Önemli iddialardan birisi de özellikle süt ve yoğurdun “Son kullanma tarihinin üzerinden aylar geçmesine rağmen bozulmadığı.” iddiasıdır ki teknolojinin süreye etkisini kabul etmekle birlikte, çok çabuk bozulduğu bilinen bir gıda ürününün, ambalajında yazılı süreden çok sonra bile, uygun olmayan ortamlarda dahi bozulmamasından vatandaş endişe duyuyor. Bu endişe de “Acaba katkı maddesi mi kullanılıyor?” şüphesine sebep oluyor.
Ha bir de “merdiven altı üretim” söylemi var. Ülkemizde merdiven altı gıda üretiminin yaygın olduğu ve sağlığımızı tehdit ettiği apaçık ortada. Bu kadar apaçık bir gerçek bile halkı merdiven altı üretimin tehlikeleri karşısında ikna etmeye yetmiyor. Vatandaşa sorduğumuzda diyor ki: “Büyük şirketler, küçük üreticileri yok etmek için bu konuyu sürekli gündemde tutuyorlar.”
Aslında sanayiciler -bir hayli de para harcayıp- bu konularda kamuoyu araştırmaları yaptırıyorlar. Dolayısıyla vatandaşın tepki, şüphe ve endişelerinin hangi noktalarda yoğunlaştığını biliyorlar. Biliyorlar fakat “Bilgi kirliliği var.” ve “Halk kandırılıyor.” demenin ötesine geçemiyorlar.
Böyle olunca da doğal olarak “vatandaş, sanayinin ürettiklerine güvenmiyor”.
Vatandaş, devletine niçin güvenmiyor?
Gıda güvenliği ve güvenirliğini sağlamak devletin asli görevleri arasında.

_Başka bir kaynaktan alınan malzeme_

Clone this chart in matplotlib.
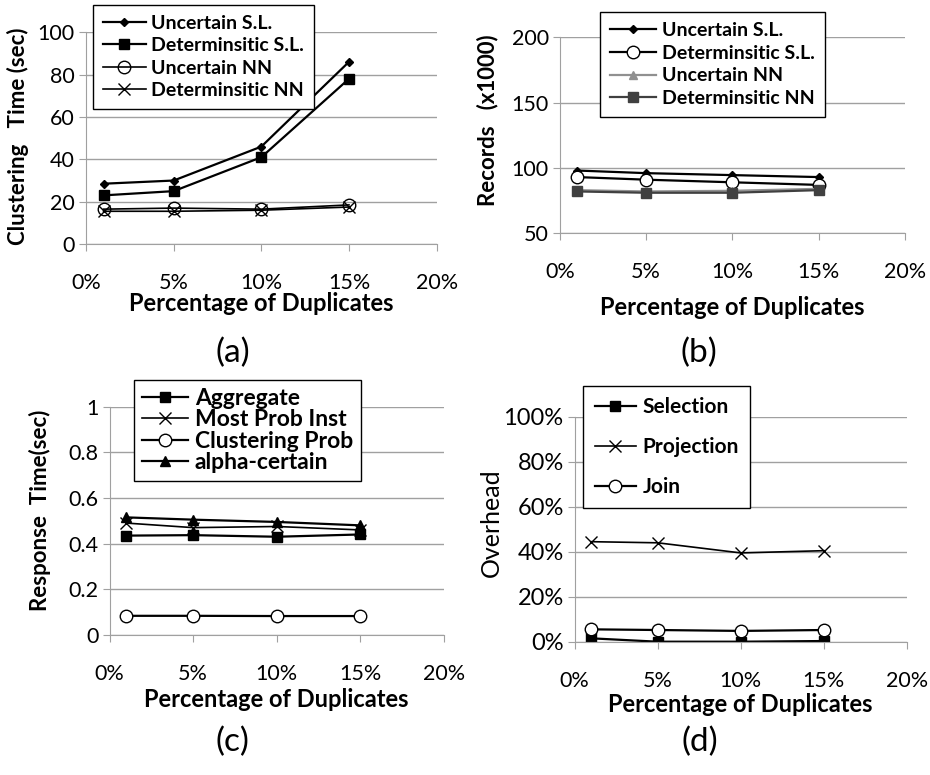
import matplotlib
matplotlib.use('Agg')
import matplotlib.pyplot as plt
import matplotlib.ticker as mticker

plt.rcParams['font.family'] = ['Lato', 'DejaVu Sans']

dup = [1, 5, 10, 15]

# (a) clustering time
a_unc_sl = [28.5, 30, 46, 86]
a_det_sl = [23, 25, 41, 78]
a_unc_nn = [16.5, 17, 16.5, 18.5]
a_det_nn = [15.5, 15.5, 16, 17.5]

# (b) records (x1000)
b_unc_sl = [98, 96, 94.5, 93]
b_det_sl = [93, 91, 89, 87]
b_unc_nn = [83, 82, 82.5, 84]
b_det_nn = [82, 81, 81, 83]

# (c) response time
c_aggr = [0.435, 0.437, 0.43, 0.44]
c_most = [0.49, 0.47, 0.475, 0.46]
c_clus = [0.083, 0.083, 0.082, 0.082]
c_alpha = [0.515, 0.505, 0.495, 0.48]

# (d) overhead (%)
d_sel = [1.5, 0, 0, 0.3]
d_proj = [44.5, 44, 39.5, 40.5]
d_join = [5.5, 5.2, 4.8, 5.2]

fig = plt.figure(figsize=(9.3, 7.75), dpi=100)


def style(ax, ylim, yticks, ypct=False, pad=16, ysize=15.5):
    ax.set_xlim(0, 20)
    ax.set_ylim(*ylim)
    ax.set_yticks(yticks)
    ax.set_xticks([0, 5, 10, 15, 20])
    ax.xaxis.set_major_formatter(mticker.FuncFormatter(lambda v, p: '%d%%' % v))
    if ypct:
        ax.yaxis.set_major_formatter(mticker.FuncFormatter(lambda v, p: '%d%%' % v))
    for s in ['top', 'right']:
        ax.spines[s].set_visible(False)
    for s in ['left', 'bottom']:
        ax.spines[s].set_color('#a0a0a0')
    ax.grid(axis='y', color='#a0a0a0', lw=1)
    ax.set_axisbelow(True)
    ax.tick_params(axis='x', length=5, color='#a0a0a0', pad=pad, labelsize=15.5)
    ax.tick_params(axis='y', length=5, color='#a0a0a0', labelsize=ysize, pad=3)


def leg(ax, bbox, spacing=0.25, fs=14, bpad=0.45, hlen=2.2):
    l = ax.legend(loc='upper left', bbox_to_anchor=bbox, bbox_transform=fig.transFigure,
                  frameon=True, fancybox=False, edgecolor='black', framealpha=1,
                  prop={'weight': 'bold', 'size': fs}, handlelength=hlen,
                  handletextpad=0.3, labelspacing=spacing, borderpad=bpad,
                  borderaxespad=0)
    l.get_frame().set_linewidth(1)
    return l


kw = dict(color='black', lw=1.6)
xl = dict(fontsize=17, fontweight='bold', va='top')
yl = dict(fontsize=16, fontweight='bold', va='center')

# (a)
ax1 = fig.add_axes([0.0925, 0.685, 0.377, 0.2735])
ax1.plot(dup, a_unc_sl, marker='D', ms=4.5, label='Uncertain S.L.', **kw)
ax1.plot(dup, a_det_sl, marker='s', ms=6.5, label='Determinsitic S.L.', **kw)
ax1.plot(dup, a_unc_nn, marker='o', ms=9, mfc='none', label='Uncertain NN', color='black', lw=1.2)
ax1.plot(dup, a_det_nn, marker='x', ms=9, label='Determinsitic NN', color='black', lw=1.2)
style(ax1, (0, 100), [0, 20, 40, 60, 80, 100])
ax1.set_ylabel('Clustering   Time (sec)', **yl)
ax1.yaxis.set_label_coords(-0.194, 0.51)
ax1.set_xlabel('Percentage of Duplicates', **xl)
ax1.xaxis.set_label_coords(0.5, -0.225)
leg(ax1, (0.1, 0.9935), spacing=0.28, bpad=0.5)

# (b)
ax2 = fig.add_axes([0.602, 0.699, 0.371, 0.253])
ax2.plot(dup, b_unc_sl, marker='D', ms=4.5, label='Uncertain S.L.', **kw)
ax2.plot(dup, b_det_sl, marker='o', ms=9, mfc='white', label='Determinsitic S.L.', **kw)
ax2.plot(dup, b_unc_nn, marker='^', ms=6, label='Uncertain NN', color='#909090', lw=1.6)
ax2.plot(dup, b_det_nn, marker='s', ms=6.5, label='Determinsitic NN', color='#404040', lw=1.6)
style(ax2, (50, 200), [50, 100, 150, 200])
ax2.set_ylabel('Records   (x1000)', **yl)
ax2.yaxis.set_label_coords(-0.209, 0.577)
ax2.set_xlabel('Percentage of Duplicates', **xl)
ax2.xaxis.set_label_coords(0.5, -0.32)
leg(ax2, (0.645, 0.9845), spacing=0.3, bpad=0.5, hlen=2.4)

# (c)
ax3 = fig.add_axes([0.118, 0.181, 0.359, 0.294])
ax3.plot(dup, c_aggr, marker='s', ms=6.5, label='Aggregate', **kw)
ax3.plot(dup, c_most, marker='x', ms=9, label='Most Prob Inst', color='black', lw=1.2)
ax3.plot(dup, c_clus, marker='o', ms=9, mfc='white', label='Clustering Prob', **kw)
ax3.plot(dup, c_alpha, marker='^', ms=7, label='alpha-certain', **kw)
style(ax3, (0, 1), [0, 0.2, 0.4, 0.6, 0.8, 1])
ax3.yaxis.set_major_formatter(mticker.FuncFormatter(lambda v, p: '%g' % v))
ax3.set_ylabel('Response  Time(sec)', **yl)
ax3.yaxis.set_label_coords(-0.21, 0.548)
ax3.set_xlabel('Percentage of Duplicates', **xl)
ax3.xaxis.set_label_coords(0.5, -0.235)
leg(ax3, (0.144, 0.51), spacing=0.02, fs=16.5, bpad=0.35, hlen=2.0)

# (d)
ax4 = fig.add_axes([0.618, 0.172, 0.357, 0.290])
ax4.plot(dup, d_sel, marker='s', ms=6.5, label='Selection', **kw)
ax4.plot(dup, d_proj, marker='x', ms=9, label='Projection', color='black', lw=1.2)
ax4.plot(dup, d_join, marker='o', ms=9, mfc='white', label='Join', **kw)
style(ax4, (0, 100), [0, 20, 40, 60, 80, 100], ypct=True, ysize=17)
ax4.set_ylabel('Overhead', fontsize=18, va='center')
ax4.yaxis.set_label_coords(-0.25, 0.53)
ax4.set_xlabel('Percentage of Duplicates', **xl)
ax4.xaxis.set_label_coords(0.5, -0.23)
leg(ax4, (0.627, 0.502), spacing=0.95, fs=15, bpad=0.55, hlen=2.0)

for x, y, t in [(0.25, 0.545, '(a)'), (0.752, 0.545, '(b)'), (0.25, 0.043, '(c)'), (0.752, 0.043, '(d)')]:
    fig.text(x, y, t, fontsize=24, ha='center', va='center')

fig.savefig('out.png', dpi=100)
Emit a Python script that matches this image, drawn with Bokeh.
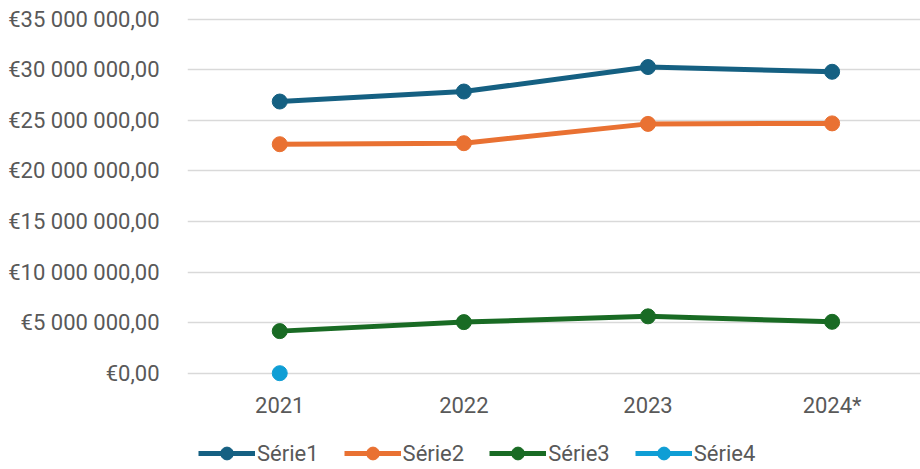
from bokeh.plotting import figure
from bokeh.layouts import column
from bokeh.models import Range1d, FixedTicker, Legend, LegendItem, ColumnDataSource
from bokeh.embed import file_html
from bokeh.resources import INLINE

years = ["2021", "2022", "2023", "2024*"]
xpos = [0, 1, 2, 3]
serie1 = [26.86e6, 27.85e6, 30.27e6, 29.80e6]
serie2 = [22.64e6, 22.74e6, 24.65e6, 24.70e6]
serie3 = [4.16e6, 5.05e6, 5.62e6, 5.08e6]
serie4 = [0.0]
names = ["Série1", "Série2", "Série3", "Série4"]
colors = ["#156082", "#E97132", "#196B24", "#0F9ED5"]
yticks = [0, 5e6, 10e6, 15e6, 20e6, 25e6, 30e6, 35e6]
ytick_labels = ["€0,00", "€5 000 000,00", "€10 000 000,00", "€15 000 000,00",
                "€20 000 000,00", "€25 000 000,00", "€30 000 000,00", "€35 000 000,00"]

FONT = "Roboto"
TXT = "#595959"
FS = "22px"

p = figure(width=920, height=424, output_backend="svg", toolbar_location=None,
           x_range=Range1d(-0.501, 3.48), y_range=Range1d(-1.513e6, 35.267e6),
           min_border_left=187, min_border_right=0, min_border_top=16, min_border_bottom=36)
p.outline_line_color = None

p.xaxis.ticker = FixedTicker(ticks=xpos)
p.xaxis.major_label_overrides = {x: y for x, y in zip(xpos, years)}
p.yaxis.ticker = FixedTicker(ticks=yticks)
p.yaxis.major_label_overrides = {int(t): l for t, l in zip(yticks, ytick_labels)}
for ax in (p.xaxis, p.yaxis):
    ax.axis_line_color = None
    ax.major_tick_line_color = None
    ax.minor_tick_line_color = None
    ax.major_tick_in = 0
    ax.major_tick_out = 0
    ax.major_label_text_font = FONT
    ax.major_label_text_font_size = FS
    ax.major_label_text_color = TXT
p.xaxis.major_label_standoff = 4
p.yaxis.major_label_standoff = 28
p.xgrid.grid_line_color = None
p.ygrid.grid_line_color = "#d9d9d9"
p.ygrid.grid_line_width = 1.5

# legend strip: same series, drawn out of its visible range so only the legend shows
pl = figure(width=920, height=45, output_backend="svg", toolbar_location=None,
            x_axis_type=None, y_axis_type=None,
            x_range=Range1d(-0.501, 3.48), y_range=Range1d(1e9, 2e9),
            min_border_left=0, min_border_right=0, min_border_top=0, min_border_bottom=0)
pl.outline_line_color = None

items = []
for name, vals, col in zip(names, [serie1, serie2, serie3, serie4], colors):
    src = ColumnDataSource(dict(x=xpos[:len(vals)], y=vals))
    p.line("x", "y", source=src, line_color=col, line_width=5)
    p.scatter("x", "y", source=src, size=15, fill_color=col, line_color=col)
    ln = pl.line("x", "y", source=src, line_color=col, line_width=5)
    sc = pl.scatter("x", "y", source=src, size=15, fill_color=col, line_color=col)
    items.append(LegendItem(label=name, renderers=[ln, sc]))

legend = Legend(items=items, orientation="horizontal", location=(11, 0),
                label_text_font=FONT, label_text_font_size=FS, label_text_color=TXT,
                glyph_width=57, glyph_height=32, label_standoff=2, spacing=25,
                padding=2, margin=0, border_line_color=None, background_fill_alpha=0)
pl.add_layout(legend)

layout = column(p, pl, spacing=0)
open("out.html", "w").write(file_html(layout, INLINE))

Vatandaş devletin ilgili görevli ve sorumlularının bu görevlerini yapamadığını hatta yapmadığını düşünüyor.
Çıkın sokağa sadece üç soru sorun:
- Kapalı alanlarda sadece yemle beslenen tavuklar size göre sağlıklı mı?
- Ev yoğurdunu mu sanayi yoğurdunu mu tercih edersiniz?
- Yediğiniz meyve ve sebzelerde ilaç artığı ve hormon olduğuna inanıyor musunuz?
Özellikle şehirlerde bu soruların cevabı, sırasıyla ve çok yüksek oranda “hayır, ev yoğurdu (sokak sütü dâhil) ve evet” olacaktır.
Oysa Sağlık Bakanlığı ile Gıda Tarım ve Hayvancılık Bakanlığı tersini söylüyor fakat vatandaş onların söylediklerine inanmıyor. Hatta siyaseten fanatik bir şekilde desteklediklerine bile konu gıda olunca güvenmiyor. Gıdanın, çiftlik ve tarladan başlayarak yeterince denetlendiğine inanmıyor.
Örneğin herhangi bir yabancı ülke sebze veya meyvede ilaç kalıntısı ve hormon varlığı iddiasıyla ürünlerimizi geri çevirdiğinde o ülkelere kızanlar dahi, sıra kendi tüketimlerine gelince ürünlerin yeterince denetlenmediğini düşünüyorlar.
Devlet yeteri kadar denetim yapmıyor mu? Denetleme rakamlarına bakarsanız, yapıyor. Alo 174 Gıda Hattı’na yapılan şikâyetlerle ilgili bir bilgilendirme toplantısına katılmış ve çok etkilenmiştim. Bütün bunlara rağmen şikâyetler niçin gün geçtikçe artıyor ve vatandaş devletine niçin güvenmiyor?
Sorun cezalarda…
Öyle üreticiler var ki her denetlemede ürettikleri sakıncalı çıktığı halde üretmeye ve satmaya rahatlıkla devam edebiliyorlar.
Böyle bir durumda vatandaş, devletine güvenmemekte haksız mı?